A little while into the play, sirens could be heard from outside. They lingered uncomfortably and the audience was silent as a graveyard. We held our breaths until they finally went away. It was horrifying.
And the play continued to be fabulous and blissfully lighter of heart, though still plagued by the aftershock of the Nazi occupation. I was so enraptured that I didn’t take any notes through the play, so I lost out on some of the quotes that made me choke on my sobs, but there were are few that I recall:
“I’m missing my train…kinda sorta on purpose.”
“My responsibilities are this…my art…to be in Paris.”
Needless to say, I absolutely loved it.
After the cast took its bow, one of the principal actors made a stunning impromptu speech about my favorite city. The play had its off-Broadway beginnings in Paris itself, and so the cast had learned the city well, and I could tell that they felt the same way about it that I do. They worried about their friends and about the dead and what the terrorists had done. And they reached the same conclusions that I had: to spread love and kindness. To do the exact opposite of what extremists hope you do. They want us to cower and be afraid and let them conquer us with every little action they do, but there are always going to be more good people than bad. The world is inherently good.

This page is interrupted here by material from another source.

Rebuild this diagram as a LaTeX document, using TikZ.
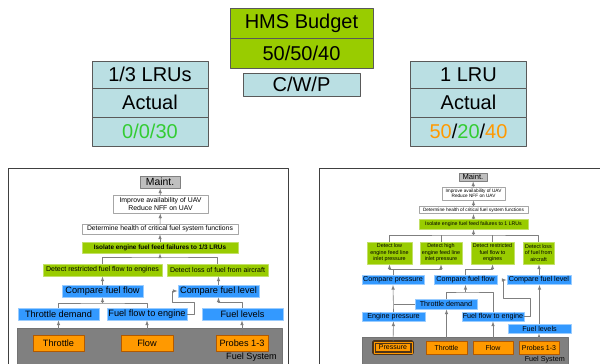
\documentclass[tikz,border=0pt]{standalone}
\usepackage{fontspec}
\setmainfont{Liberation Sans}
\definecolor{budgetgreen}{HTML}{99CC00}
\definecolor{paleblue}{HTML}{BADFE3}
\definecolor{numgreen}{HTML}{33CC33}
\definecolor{numorange}{HTML}{FF9900}
\definecolor{funcblue}{HTML}{3399FF}
\definecolor{sensorange}{HTML}{FF9900}
\definecolor{sysgray}{HTML}{808080}
\definecolor{maintgray}{HTML}{BFBFBF}
\definecolor{wiregray}{HTML}{7F7F7F}
\usetikzlibrary{positioning}
\begin{document}
\begin{tikzpicture}[x=1pt,y=-1pt,>=latex,line join=round,
	box/.style={draw,inner sep=0pt,align=center},
	topbox/.style={box,draw=black!65,fill=paleblue,minimum width=116,font=\fontsize{20}{22}\selectfont},
	budget/.style={topbox,fill=budgetgreen,minimum width=143,minimum height=30},
	maintbox/.style={box,draw=gray,fill=maintgray},
	goalbox/.style={box,draw=black!35,fill=white},
	isobox/.style={box,draw=budgetgreen!60,fill=budgetgreen},
	funcbox/.style={box,draw=funcblue!50,fill=funcblue},
	sensbox/.style={box,draw=orange!70!black,fill=sensorange},
	sysbox/.style={draw=black!55,fill=sysgray,inner sep=0pt},
	frame/.style={draw=black!75,line width=0.8pt},
	wire/.style={draw=wiregray,line width=0.6pt},
	conn/.style={wire,->,shorten >=0.3pt}]
\useasboundingbox (0,0) rectangle (600,364);
\clip (0,0) rectangle (600,364);
\fill[white] (0,0) rectangle (600,364);
% budget boxes
\node[budget] (hms) at (301.5,23) {HMS Budget};
\node[budget] (hmsval) at (301.5,53) {50/50/40};
\node[topbox,minimum width=117,minimum height=23] (cwp) at (301.5,84.5) {C/W/P};
\node[topbox,minimum height=27] (thirdhead) at (150,74.5) {1/3 LRUs};
\node[topbox,minimum height=29] (thirdact) at (150,102.5) {Actual};
\node[topbox,minimum height=29] (thirdval) at (150,131.5) {\color{numgreen}0/0/30};
\node[topbox,minimum height=27] (onehead) at (468.5,74.5) {1 LRU};
\node[topbox,minimum height=29] (oneact) at (468.5,102.5) {Actual};
\node[topbox,minimum height=29] (oneval) at (468.5,131.5) {\textcolor{numorange}{50}/\textcolor{numgreen}{20}/\textcolor{numorange}{40}};
% left panel: 1/3 LRUs
\draw[frame] (8,168) rectangle (288,380);
\node[sysbox,minimum width=265,minimum height=42] (lsys) at (149.5,349) {};
\node[anchor=south east,inner sep=0pt,font=\fontsize{9.1}{10}\selectfont] (lsyslab) at (277,362) {Fuel System};
\node[maintbox,minimum width=40,minimum height=12,font=\fontsize{10.4}{11}\selectfont] (lmaint) at (160,182) {Maint.};
\node[goalbox,minimum width=95,minimum height=18,font=\fontsize{6.9}{8}\selectfont] (limp) at (160.5,204) {Improve availability of UAV\\Reduce NFF on UAV};
\node[goalbox,minimum width=156,minimum height=10,font=\fontsize{6.8}{8}\selectfont] (ldet) at (160,229) {Determine health of critical fuel system functions};
\node[isobox,minimum width=156,minimum height=11,font=\bfseries\fontsize{6.4}{8}\selectfont] (liso) at (160,247.5) {Isolate engine fuel feed failures to 1/3 LRUs};
\node[isobox,minimum width=119,minimum height=12,font=\fontsize{7}{8}\selectfont] (ldr) at (102.5,270) {Detect restricted fuel flow to engines};
\node[isobox,minimum width=101,minimum height=12,font=\fontsize{7}{8}\selectfont] (ldl) at (217.5,270) {Detect loss of fuel from aircraft};
\node[funcbox,minimum width=81,minimum height=12,font=\fontsize{9.2}{10}\selectfont] (lcff) at (102.5,291) {Compare fuel flow};
\node[funcbox,minimum width=81,minimum height=12,font=\fontsize{9.2}{10}\selectfont] (lcfl) at (218.5,291) {Compare fuel level};
\node[funcbox,minimum width=81,minimum height=12,font=\fontsize{9.2}{10}\selectfont] (ltd) at (58.5,314) {Throttle demand};
\node[funcbox,minimum width=80,minimum height=12,font=\fontsize{9.2}{10}\selectfont] (lffe) at (147,314) {Fuel flow to engine};
\node[funcbox,minimum width=81,minimum height=12,font=\fontsize{9.2}{10}\selectfont] (lfl) at (242.5,314) {Fuel levels};
\node[sensbox,minimum width=51,minimum height=16,font=\fontsize{9.2}{10}\selectfont] (lthr) at (58.5,343) {Throttle};
\node[sensbox,minimum width=52,minimum height=16,font=\fontsize{9.2}{10}\selectfont] (lflow) at (147,343) {Flow};
\node[sensbox,minimum width=52,minimum height=16,font=\fontsize{9.2}{10}\selectfont] (lprb) at (242,343) {Probes 1-3};
\coordinate (lj1) at (160,257);
\coordinate (lj2) at (102.5,303);
\draw[conn] (limp) -- (lmaint);
\draw[conn] (ldet) -- (limp);
\draw[conn] (liso) -- (ldet);
\draw[wire] (ldr.north) |- (lj1) -| (ldl.north);
\draw[conn] (lj1) -- (liso.south);
\draw[conn] (lcff) -- (ldr);
\draw[conn] (lcfl.north) -- (lcfl.north |- ldl.south);
\draw[wire] (ltd.north) |- (lj2) -| (lffe.north);
\draw[conn] (lj2) -- (lcff.south);
\draw[conn] (lffe.east) -| (194,302) -| (172,291) -- (lcfl.west);
\draw[conn] (lfl.north) -- ++(0,-6) -| (lcfl.south);
\draw[conn] (lthr) -- (ltd);
\draw[conn] (lflow) -- (lffe);
\draw[conn] (lprb.north) -- (lprb.north |- lfl.south);
% right panel: 1 LRU
\draw[frame] (319,168) rectangle (610,380);
\node[sysbox,minimum width=206,minimum height=46] (rsys) at (465,360) {};
\node[anchor=south east,inner sep=0pt,font=\fontsize{7.2}{8}\selectfont] (rsyslab) at (565,363) {Fuel System};
\node[maintbox,minimum width=28,minimum height=8,font=\fontsize{7.6}{8}\selectfont] (rmaint) at (473,177) {Maint.};
\node[goalbox,minimum width=63,minimum height=13,font=\fontsize{4.7}{5.6}\selectfont] (rimp) at (473.5,193.5) {Improve availability of UAV\\Reduce NFF on UAV};
\node[goalbox,minimum width=109,minimum height=7,font=\fontsize{4.7}{5.6}\selectfont] (rdet) at (473.5,210) {Determine health of critical fuel system functions};
\node[isobox,minimum width=109,minimum height=10,font=\fontsize{5.2}{6}\selectfont] (riso) at (473.5,224) {Isolate engine fuel feed failures to 1 LRUs};
\node[isobox,minimum width=45,minimum height=22,font=\fontsize{5.4}{6.6}\selectfont] (rd1) at (389.5,253) {Detect low\\engine feed line\\inlet pressure};
\node[isobox,minimum width=42,minimum height=22,font=\fontsize{5.4}{6.6}\selectfont] (rd2) at (441,253) {Detect high\\engine feed line\\inlet pressure};
\node[isobox,minimum width=43,minimum height=22,font=\fontsize{5.4}{6.6}\selectfont] (rd3) at (492.5,253) {Detect restricted\\fuel flow to\\engines};
\node[isobox,minimum width=31,minimum height=22,font=\fontsize{5.4}{6.6}\selectfont] (rd4) at (538.5,253) {Detect loss\\of fuel from\\aircraft};
\node[funcbox,minimum width=62,minimum height=9,font=\fontsize{7.2}{8}\selectfont] (rcp) at (393,280) {Compare pressure};
\node[funcbox,minimum width=63,minimum height=9,font=\fontsize{7.2}{8}\selectfont] (rcff) at (465.5,280) {Compare fuel flow};
\node[funcbox,minimum width=64,minimum height=9,font=\fontsize{7.2}{8}\selectfont] (rclv) at (539,280) {Compare fuel level};
\node[funcbox,minimum width=62,minimum height=10,font=\fontsize{7.2}{8}\selectfont] (rtd) at (446,304) {Throttle demand};
\node[funcbox,minimum width=63,minimum height=9,font=\fontsize{7.2}{8}\selectfont] (rep) at (393.5,316.5) {Engine pressure};
\node[funcbox,minimum width=62,minimum height=9,font=\fontsize{7.2}{8}\selectfont] (rffe) at (493,316.5) {Fuel flow to engine};
\node[funcbox,minimum width=63,minimum height=9,font=\fontsize{7.2}{8}\selectfont] (rfl) at (539.5,328.5) {Fuel levels};
\node[box,draw=brown!40!black,double=sensorange,double distance=1pt,line width=1.2pt,fill=sensorange,minimum width=38,minimum height=11,font=\fontsize{7}{8}\selectfont] (rpre) at (393,347.5) {Pressure};
\node[sensbox,minimum width=41,minimum height=13,font=\fontsize{7}{8}\selectfont] (rthr) at (446.5,347.5) {Throttle};
\node[sensbox,minimum width=40,minimum height=13,font=\fontsize{7}{8}\selectfont] (rflow) at (493,347.5) {Flow};
\node[sensbox,minimum width=40,minimum height=13,font=\fontsize{7}{8}\selectfont] (rprb) at (539,347.5) {Probes 1-3};
\coordinate (rj1) at (473.5,235);
\coordinate (rj2) at (393,269);
\coordinate (rj3) at (465.5,292);
\draw[conn] (rimp) -- (rmaint);
\draw[conn] (rdet) -- (rimp);
\draw[conn] (riso) -- (rdet);
\draw[wire] (rd1.north) |- (rj1) -| (rd4.north);
\draw[wire] (rd2.north) -- (rd2.north |- rj1);
\draw[wire] (rd3.north) -- (rd3.north |- rj1);
\draw[conn] (rj1) -- (riso.south);
\draw[wire] (rcp.north) -- (rj2);
\draw[conn] (rj2) -| (rd1.south);
\draw[conn] (rj2) -| (rd2.south);
\draw[conn] (rcff.north) -- ++(0,-6.5) -| (rd3.south);
\draw[conn] (rclv.north) -- (rclv.north |- rd4.south);
\draw[wire] (rtd.north) |- (rj3) -| (rffe.north);
\draw[conn] (rj3) -- (rcff.south);
\draw[wire] (rtd.west) -- (rtd.west -| rep.north);
\draw[conn] (rep.north) -- (rcp.south);
\draw[conn] (rffe.east) -| (530,298) -| (503,280) -- (rclv.west);
\draw[conn] (rfl.north) -- (rfl.north |- rclv.south);
\draw[conn] (rpre) -- (rep);
\draw[conn] (rthr.north) -- (rthr.north |- rtd.south);
\draw[conn] (rflow) -- (rffe);
\draw[conn] (rprb.north) -- (rprb.north |- rfl.south);
\end{tikzpicture}
\end{document}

Times Square was as bright as the day at 10:30 pm, and jam packed. By chance, I passed the theater that shows Les Miserables as the audience was coming out and my heart stopped in my chest. They were all waving cheap plastic French flags. I didn’t even think to take a picture, I was too gobsmacked by the moment. I hope somebody out there did, because it was powerful. I turned onto 8th Avenue and there was the Empire State Building’s antenna lit up in blue, white, and red, and I felt like I was in Paris.
I walked back to my hotel in a cloud. Awful things happen; it’s inevitable, but no matter how things change, I will always remember them the way they were. Paris will always be my Paris even if it is scorched from the earth. But it won’t be.